Exactly the lines from the line containing "Clone this chart" through the line containing "-7.72, -7.48, -7.3];" are to be echoed, with both included and pictures left out.
[BEGIN Items]
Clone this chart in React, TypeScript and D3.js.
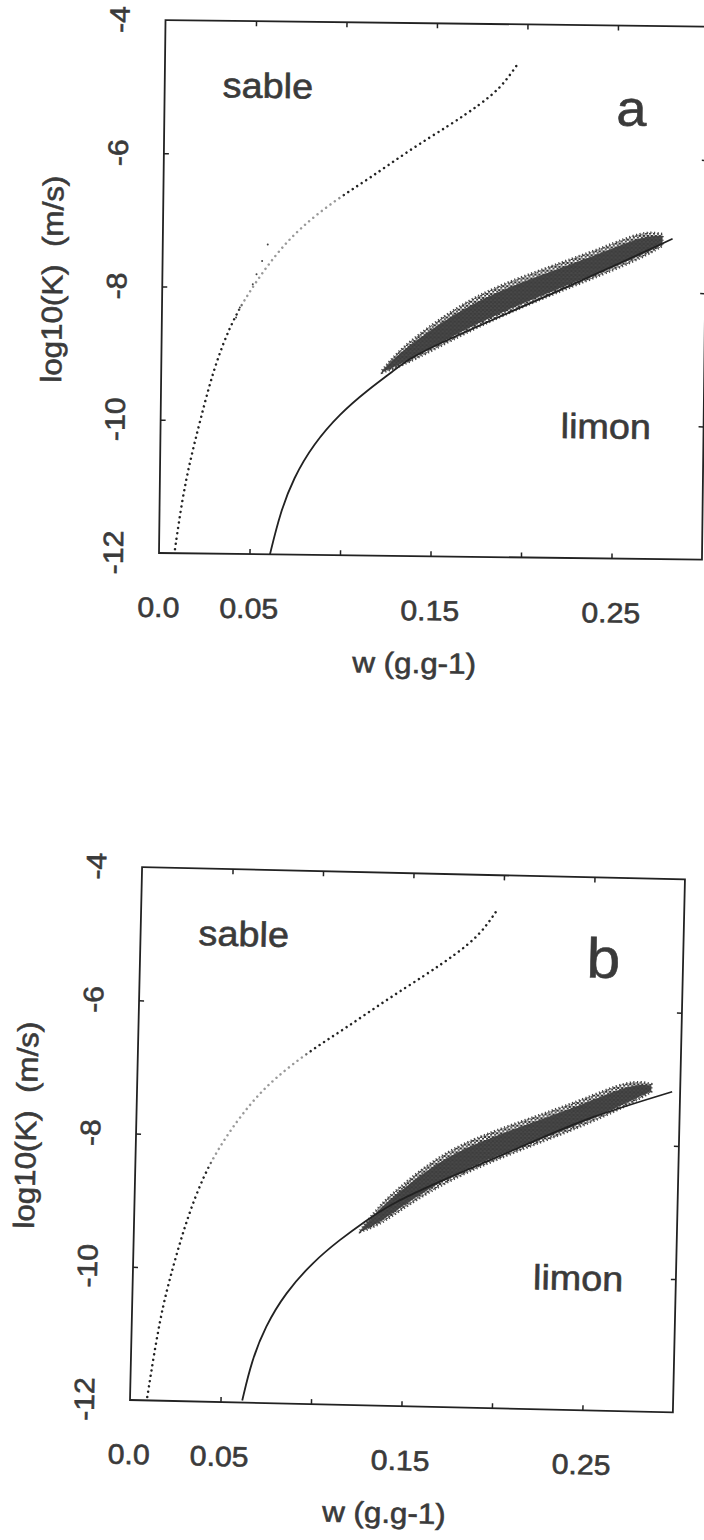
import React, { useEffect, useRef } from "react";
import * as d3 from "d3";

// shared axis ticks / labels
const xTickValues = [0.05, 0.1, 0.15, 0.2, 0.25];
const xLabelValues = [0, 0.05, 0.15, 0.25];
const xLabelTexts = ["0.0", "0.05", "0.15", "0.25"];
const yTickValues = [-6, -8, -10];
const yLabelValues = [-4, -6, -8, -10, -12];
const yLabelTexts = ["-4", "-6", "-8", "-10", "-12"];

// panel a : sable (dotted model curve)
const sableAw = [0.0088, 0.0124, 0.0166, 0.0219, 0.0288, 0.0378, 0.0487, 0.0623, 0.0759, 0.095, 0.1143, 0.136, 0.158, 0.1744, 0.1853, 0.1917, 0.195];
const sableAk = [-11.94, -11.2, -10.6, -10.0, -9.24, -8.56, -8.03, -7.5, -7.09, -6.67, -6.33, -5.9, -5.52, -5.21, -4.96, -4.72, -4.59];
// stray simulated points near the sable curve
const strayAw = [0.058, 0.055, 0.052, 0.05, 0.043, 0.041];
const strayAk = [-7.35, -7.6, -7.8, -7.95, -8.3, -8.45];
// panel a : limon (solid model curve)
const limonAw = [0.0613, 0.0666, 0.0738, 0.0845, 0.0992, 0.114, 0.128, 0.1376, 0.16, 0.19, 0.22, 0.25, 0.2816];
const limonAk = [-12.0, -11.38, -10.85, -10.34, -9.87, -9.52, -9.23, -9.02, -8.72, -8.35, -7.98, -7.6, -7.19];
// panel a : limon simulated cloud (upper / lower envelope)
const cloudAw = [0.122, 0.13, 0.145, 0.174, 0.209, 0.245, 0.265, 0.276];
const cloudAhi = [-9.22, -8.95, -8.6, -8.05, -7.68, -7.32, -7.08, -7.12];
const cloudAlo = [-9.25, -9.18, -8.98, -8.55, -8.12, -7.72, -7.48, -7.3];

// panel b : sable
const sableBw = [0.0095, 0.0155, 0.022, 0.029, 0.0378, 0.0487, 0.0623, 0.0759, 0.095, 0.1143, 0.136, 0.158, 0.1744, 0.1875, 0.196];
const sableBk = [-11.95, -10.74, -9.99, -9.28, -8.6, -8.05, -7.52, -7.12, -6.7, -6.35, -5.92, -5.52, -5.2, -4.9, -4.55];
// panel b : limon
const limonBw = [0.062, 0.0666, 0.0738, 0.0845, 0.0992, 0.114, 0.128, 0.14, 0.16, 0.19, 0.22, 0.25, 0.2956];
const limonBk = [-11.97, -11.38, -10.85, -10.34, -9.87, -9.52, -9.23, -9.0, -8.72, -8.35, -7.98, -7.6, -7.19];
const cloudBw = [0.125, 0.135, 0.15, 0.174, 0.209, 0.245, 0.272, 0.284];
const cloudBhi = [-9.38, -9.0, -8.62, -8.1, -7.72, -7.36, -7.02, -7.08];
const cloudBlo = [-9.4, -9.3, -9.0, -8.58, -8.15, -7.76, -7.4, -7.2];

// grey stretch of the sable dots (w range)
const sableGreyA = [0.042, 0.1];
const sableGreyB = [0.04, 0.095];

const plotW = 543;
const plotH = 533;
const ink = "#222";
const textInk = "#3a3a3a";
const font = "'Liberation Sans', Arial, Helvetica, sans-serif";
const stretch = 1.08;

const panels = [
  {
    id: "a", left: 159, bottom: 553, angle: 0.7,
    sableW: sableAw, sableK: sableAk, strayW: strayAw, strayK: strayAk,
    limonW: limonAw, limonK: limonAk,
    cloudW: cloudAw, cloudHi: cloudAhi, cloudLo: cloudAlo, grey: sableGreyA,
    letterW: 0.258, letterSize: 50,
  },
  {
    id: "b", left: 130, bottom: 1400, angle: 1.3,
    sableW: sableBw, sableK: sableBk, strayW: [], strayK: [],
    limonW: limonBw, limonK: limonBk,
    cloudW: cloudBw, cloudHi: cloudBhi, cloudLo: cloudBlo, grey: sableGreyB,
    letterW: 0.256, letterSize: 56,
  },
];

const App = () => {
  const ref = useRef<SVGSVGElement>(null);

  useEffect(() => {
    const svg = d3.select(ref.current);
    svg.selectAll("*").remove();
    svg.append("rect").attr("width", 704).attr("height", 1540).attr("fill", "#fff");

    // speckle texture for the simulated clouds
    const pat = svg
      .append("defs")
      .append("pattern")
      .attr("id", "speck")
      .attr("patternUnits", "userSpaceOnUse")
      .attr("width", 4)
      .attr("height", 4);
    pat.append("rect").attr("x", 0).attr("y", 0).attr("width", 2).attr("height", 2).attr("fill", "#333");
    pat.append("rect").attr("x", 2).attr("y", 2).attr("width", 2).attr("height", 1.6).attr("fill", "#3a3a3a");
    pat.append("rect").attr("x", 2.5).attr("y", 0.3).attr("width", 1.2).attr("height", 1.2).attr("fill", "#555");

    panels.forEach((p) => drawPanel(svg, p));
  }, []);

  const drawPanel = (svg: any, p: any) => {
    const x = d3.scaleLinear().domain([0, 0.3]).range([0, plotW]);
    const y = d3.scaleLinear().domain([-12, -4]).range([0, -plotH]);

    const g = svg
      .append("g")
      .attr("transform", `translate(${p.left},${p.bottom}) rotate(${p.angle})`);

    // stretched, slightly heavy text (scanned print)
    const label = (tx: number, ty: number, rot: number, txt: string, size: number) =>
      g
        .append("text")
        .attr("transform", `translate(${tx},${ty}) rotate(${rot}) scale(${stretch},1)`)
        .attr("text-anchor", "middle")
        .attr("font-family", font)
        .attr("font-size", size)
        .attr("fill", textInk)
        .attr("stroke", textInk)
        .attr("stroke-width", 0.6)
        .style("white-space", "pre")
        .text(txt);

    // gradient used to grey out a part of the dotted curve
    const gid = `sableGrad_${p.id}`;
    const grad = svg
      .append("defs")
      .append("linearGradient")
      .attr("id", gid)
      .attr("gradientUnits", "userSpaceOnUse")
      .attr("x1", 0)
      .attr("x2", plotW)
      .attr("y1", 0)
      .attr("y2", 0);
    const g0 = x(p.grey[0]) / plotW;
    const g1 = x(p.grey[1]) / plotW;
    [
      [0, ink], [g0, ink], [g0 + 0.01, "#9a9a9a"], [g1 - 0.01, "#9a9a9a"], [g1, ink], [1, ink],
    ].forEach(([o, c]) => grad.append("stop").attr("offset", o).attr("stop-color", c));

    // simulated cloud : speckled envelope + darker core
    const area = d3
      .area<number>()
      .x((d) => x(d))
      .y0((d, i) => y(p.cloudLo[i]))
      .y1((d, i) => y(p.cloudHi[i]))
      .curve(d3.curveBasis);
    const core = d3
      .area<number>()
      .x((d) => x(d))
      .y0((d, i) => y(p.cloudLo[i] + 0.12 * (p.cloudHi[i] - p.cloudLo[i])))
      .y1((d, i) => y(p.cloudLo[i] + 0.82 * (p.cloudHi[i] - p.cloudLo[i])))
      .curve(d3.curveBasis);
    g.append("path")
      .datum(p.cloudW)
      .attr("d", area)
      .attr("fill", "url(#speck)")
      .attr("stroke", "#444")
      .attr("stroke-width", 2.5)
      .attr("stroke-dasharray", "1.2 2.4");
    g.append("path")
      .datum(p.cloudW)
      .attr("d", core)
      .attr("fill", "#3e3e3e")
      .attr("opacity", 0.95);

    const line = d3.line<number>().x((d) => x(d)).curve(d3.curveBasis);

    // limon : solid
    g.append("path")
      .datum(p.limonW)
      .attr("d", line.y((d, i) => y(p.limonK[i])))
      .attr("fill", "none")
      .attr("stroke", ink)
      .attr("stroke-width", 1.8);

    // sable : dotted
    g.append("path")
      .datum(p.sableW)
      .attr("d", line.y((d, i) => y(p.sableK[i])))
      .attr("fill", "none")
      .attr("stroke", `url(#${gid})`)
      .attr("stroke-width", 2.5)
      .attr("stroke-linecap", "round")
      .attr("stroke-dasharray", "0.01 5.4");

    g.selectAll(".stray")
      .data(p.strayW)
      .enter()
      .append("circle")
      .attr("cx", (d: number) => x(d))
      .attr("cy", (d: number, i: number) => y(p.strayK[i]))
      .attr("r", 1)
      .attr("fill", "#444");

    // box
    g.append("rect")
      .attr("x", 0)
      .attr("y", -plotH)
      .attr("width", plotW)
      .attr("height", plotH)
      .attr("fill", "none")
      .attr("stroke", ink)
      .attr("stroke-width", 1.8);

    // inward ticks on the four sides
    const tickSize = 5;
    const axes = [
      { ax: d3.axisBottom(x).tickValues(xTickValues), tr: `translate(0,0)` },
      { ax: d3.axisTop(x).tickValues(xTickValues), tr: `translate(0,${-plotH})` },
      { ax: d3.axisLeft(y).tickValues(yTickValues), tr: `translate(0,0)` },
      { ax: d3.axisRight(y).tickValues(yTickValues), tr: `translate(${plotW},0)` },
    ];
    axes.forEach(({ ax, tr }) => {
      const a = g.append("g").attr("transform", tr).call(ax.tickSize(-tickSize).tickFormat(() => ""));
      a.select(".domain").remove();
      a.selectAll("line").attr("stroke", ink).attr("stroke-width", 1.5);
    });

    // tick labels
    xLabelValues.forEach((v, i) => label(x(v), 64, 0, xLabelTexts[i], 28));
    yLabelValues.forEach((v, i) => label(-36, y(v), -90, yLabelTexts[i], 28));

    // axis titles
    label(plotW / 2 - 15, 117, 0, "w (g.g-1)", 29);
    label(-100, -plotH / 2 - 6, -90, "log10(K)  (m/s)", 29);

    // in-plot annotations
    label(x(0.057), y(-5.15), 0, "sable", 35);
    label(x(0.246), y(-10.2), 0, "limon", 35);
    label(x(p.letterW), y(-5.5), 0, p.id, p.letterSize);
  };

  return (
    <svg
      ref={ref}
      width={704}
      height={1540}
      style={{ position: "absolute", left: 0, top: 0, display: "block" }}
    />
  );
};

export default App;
[END Items]
[BEGIN Items]
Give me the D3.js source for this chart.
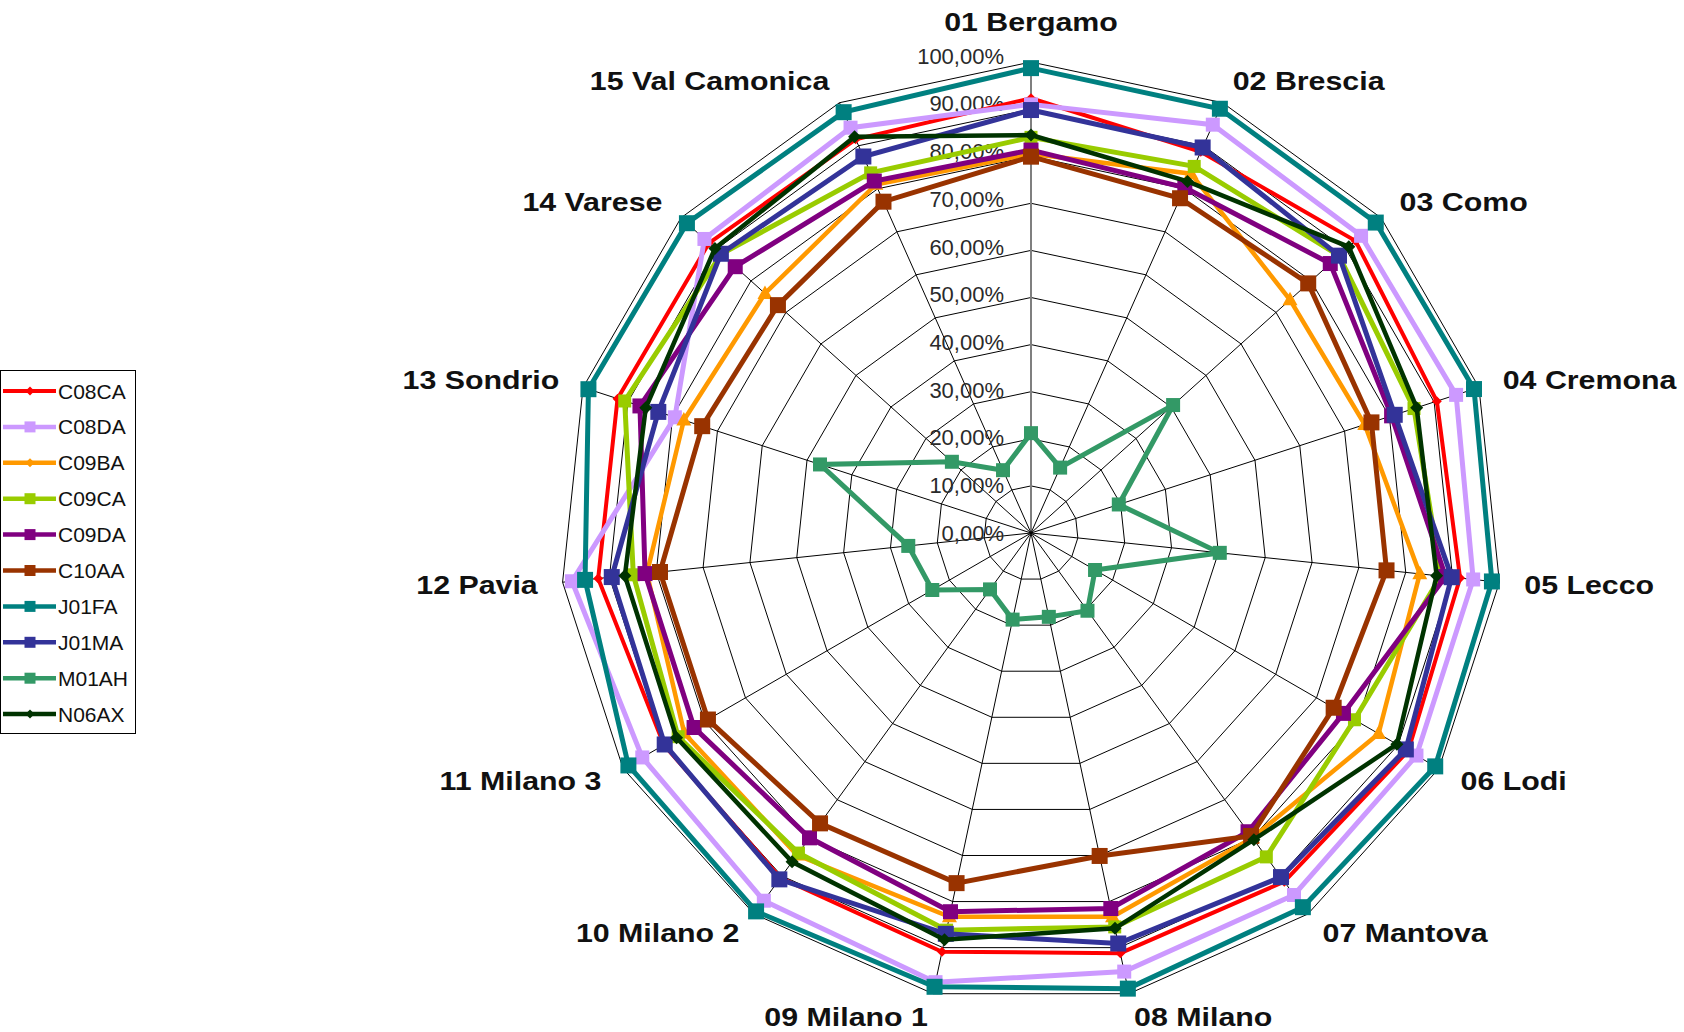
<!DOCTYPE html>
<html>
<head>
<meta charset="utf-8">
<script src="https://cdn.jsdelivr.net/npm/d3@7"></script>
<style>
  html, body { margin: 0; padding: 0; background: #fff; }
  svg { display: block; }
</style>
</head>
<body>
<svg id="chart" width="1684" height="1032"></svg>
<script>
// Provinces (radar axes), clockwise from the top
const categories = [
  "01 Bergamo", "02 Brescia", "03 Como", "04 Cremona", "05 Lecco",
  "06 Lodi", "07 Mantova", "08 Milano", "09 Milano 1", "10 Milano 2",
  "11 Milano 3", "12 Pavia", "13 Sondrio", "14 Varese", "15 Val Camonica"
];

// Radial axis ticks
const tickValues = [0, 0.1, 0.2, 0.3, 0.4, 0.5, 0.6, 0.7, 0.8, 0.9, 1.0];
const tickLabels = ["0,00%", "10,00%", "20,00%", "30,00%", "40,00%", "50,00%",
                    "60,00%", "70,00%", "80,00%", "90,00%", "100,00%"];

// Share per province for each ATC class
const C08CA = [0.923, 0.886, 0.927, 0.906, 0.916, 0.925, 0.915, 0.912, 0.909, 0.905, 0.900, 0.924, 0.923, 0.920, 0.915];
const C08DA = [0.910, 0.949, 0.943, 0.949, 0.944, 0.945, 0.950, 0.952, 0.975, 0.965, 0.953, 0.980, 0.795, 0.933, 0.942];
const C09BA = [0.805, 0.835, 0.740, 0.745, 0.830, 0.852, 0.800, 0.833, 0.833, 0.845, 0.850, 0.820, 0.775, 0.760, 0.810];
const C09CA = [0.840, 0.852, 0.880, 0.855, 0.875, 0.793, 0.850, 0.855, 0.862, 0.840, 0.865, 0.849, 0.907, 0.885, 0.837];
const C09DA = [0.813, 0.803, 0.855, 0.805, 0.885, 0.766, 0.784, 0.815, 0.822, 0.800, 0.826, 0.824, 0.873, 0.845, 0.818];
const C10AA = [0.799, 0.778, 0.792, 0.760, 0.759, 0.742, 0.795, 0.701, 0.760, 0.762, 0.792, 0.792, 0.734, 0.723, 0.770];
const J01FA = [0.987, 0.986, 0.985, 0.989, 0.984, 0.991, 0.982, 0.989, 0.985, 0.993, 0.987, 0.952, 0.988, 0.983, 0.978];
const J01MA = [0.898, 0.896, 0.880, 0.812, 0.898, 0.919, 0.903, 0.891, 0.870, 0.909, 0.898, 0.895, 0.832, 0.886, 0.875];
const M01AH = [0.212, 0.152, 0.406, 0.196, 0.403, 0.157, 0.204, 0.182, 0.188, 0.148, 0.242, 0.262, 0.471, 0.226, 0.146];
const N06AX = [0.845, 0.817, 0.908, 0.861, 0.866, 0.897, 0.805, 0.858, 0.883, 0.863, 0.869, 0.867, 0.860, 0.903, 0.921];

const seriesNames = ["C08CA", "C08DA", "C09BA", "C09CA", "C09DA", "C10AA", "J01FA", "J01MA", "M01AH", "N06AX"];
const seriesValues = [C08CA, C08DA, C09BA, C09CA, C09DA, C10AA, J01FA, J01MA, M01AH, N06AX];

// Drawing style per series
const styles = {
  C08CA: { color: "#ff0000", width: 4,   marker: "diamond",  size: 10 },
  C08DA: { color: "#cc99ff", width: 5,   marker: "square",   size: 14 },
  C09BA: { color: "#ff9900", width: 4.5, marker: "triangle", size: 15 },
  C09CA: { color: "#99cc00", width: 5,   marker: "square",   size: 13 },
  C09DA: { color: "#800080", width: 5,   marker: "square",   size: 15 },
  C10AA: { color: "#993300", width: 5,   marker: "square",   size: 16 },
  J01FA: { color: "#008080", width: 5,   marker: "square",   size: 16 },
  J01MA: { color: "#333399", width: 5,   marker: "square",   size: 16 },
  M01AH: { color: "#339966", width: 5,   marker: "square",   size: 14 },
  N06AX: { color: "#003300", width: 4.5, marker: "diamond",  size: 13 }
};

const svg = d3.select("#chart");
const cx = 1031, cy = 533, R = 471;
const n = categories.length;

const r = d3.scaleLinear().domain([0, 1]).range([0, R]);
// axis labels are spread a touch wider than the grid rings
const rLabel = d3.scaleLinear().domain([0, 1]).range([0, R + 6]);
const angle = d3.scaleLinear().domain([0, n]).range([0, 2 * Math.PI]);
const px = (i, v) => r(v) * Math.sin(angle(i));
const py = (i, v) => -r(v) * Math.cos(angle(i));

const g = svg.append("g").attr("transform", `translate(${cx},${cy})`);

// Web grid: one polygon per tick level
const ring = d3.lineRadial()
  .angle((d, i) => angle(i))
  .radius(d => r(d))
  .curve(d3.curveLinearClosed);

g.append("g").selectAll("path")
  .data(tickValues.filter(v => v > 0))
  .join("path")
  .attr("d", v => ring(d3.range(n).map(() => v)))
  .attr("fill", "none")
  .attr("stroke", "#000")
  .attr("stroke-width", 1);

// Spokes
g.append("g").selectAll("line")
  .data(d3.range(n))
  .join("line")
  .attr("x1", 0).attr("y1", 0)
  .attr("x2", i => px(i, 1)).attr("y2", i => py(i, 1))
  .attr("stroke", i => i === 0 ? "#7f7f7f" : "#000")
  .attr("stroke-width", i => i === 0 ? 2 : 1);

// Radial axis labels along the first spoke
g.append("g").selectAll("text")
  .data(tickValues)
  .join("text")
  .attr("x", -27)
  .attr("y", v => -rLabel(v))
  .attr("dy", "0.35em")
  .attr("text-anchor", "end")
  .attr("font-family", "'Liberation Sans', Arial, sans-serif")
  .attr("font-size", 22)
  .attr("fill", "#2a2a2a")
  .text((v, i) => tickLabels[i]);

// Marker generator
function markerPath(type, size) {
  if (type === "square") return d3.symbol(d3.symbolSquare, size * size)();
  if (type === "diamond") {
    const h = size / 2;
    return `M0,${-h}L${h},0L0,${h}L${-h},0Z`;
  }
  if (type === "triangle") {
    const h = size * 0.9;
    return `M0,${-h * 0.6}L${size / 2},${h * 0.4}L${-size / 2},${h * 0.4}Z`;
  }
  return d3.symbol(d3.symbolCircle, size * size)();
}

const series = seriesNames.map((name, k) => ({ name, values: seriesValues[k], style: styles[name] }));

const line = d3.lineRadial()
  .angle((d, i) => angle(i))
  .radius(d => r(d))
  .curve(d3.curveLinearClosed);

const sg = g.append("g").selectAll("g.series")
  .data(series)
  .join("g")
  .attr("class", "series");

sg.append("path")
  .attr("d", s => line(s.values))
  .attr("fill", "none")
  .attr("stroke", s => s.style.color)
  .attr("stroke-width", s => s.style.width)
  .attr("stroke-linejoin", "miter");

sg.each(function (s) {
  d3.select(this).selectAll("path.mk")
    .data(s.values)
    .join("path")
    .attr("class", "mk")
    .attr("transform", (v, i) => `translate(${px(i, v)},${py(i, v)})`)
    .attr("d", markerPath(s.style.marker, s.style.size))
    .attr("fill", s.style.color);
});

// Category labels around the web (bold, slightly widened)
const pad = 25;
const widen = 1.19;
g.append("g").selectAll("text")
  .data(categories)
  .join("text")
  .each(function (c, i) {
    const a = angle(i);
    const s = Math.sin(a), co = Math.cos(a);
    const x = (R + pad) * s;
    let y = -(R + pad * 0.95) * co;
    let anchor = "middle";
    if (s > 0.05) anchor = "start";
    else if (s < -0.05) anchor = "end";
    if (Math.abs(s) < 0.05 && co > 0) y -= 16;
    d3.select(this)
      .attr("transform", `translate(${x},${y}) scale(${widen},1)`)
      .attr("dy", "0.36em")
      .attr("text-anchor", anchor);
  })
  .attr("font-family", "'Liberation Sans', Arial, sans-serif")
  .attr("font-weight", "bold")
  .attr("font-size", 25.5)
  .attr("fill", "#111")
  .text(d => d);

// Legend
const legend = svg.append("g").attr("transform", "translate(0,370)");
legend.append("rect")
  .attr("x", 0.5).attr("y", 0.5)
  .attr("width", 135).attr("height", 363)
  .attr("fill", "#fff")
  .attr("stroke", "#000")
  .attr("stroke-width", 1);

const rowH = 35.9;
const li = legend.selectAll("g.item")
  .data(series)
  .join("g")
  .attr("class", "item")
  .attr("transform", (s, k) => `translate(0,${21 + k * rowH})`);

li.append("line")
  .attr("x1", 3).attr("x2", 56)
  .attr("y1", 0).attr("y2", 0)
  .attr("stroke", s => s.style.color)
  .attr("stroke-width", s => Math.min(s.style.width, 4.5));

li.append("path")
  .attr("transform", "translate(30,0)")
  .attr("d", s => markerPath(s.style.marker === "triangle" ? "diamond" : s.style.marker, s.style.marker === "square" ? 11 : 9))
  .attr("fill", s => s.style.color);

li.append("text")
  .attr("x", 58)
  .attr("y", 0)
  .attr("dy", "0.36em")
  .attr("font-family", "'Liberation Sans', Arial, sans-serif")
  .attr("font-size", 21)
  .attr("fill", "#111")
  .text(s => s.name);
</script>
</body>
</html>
[END Items]
_Solved exercise_.
Clone this chart in React, TypeScript and D3.js.
import React, { useEffect, useRef } from "react";
import * as d3 from "d3";

// shared axis ticks / labels
const xTickValues = [0.05, 0.1, 0.15, 0.2, 0.25];
const xLabelValues = [0, 0.05, 0.15, 0.25];
const xLabelTexts = ["0.0", "0.05", "0.15", "0.25"];
const yTickValues = [-6, -8, -10];
const yLabelValues = [-4, -6, -8, -10, -12];
const yLabelTexts = ["-4", "-6", "-8", "-10", "-12"];

// panel a : sable (dotted model curve)
const sableAw = [0.0088, 0.0124, 0.0166, 0.0219, 0.0288, 0.0378, 0.0487, 0.0623, 0.0759, 0.095, 0.1143, 0.136, 0.158, 0.1744, 0.1853, 0.1917, 0.195];
const sableAk = [-11.94, -11.2, -10.6, -10.0, -9.24, -8.56, -8.03, -7.5, -7.09, -6.67, -6.33, -5.9, -5.52, -5.21, -4.96, -4.72, -4.59];
// stray simulated points near the sable curve
const strayAw = [0.058, 0.055, 0.052, 0.05, 0.043, 0.041];
const strayAk = [-7.35, -7.6, -7.8, -7.95, -8.3, -8.45];
// panel a : limon (solid model curve)
const limonAw = [0.0613, 0.0666, 0.0738, 0.0845, 0.0992, 0.114, 0.128, 0.1376, 0.16, 0.19, 0.22, 0.25, 0.2816];
const limonAk = [-12.0, -11.38, -10.85, -10.34, -9.87, -9.52, -9.23, -9.02, -8.72, -8.35, -7.98, -7.6, -7.19];
// panel a : limon simulated cloud (upper / lower envelope)
const cloudAw = [0.122, 0.13, 0.145, 0.174, 0.209, 0.245, 0.265, 0.276];
const cloudAhi = [-9.22, -8.95, -8.6, -8.05, -7.68, -7.32, -7.08, -7.12];
const cloudAlo = [-9.25, -9.18, -8.98, -8.55, -8.12, -7.72, -7.48, -7.3];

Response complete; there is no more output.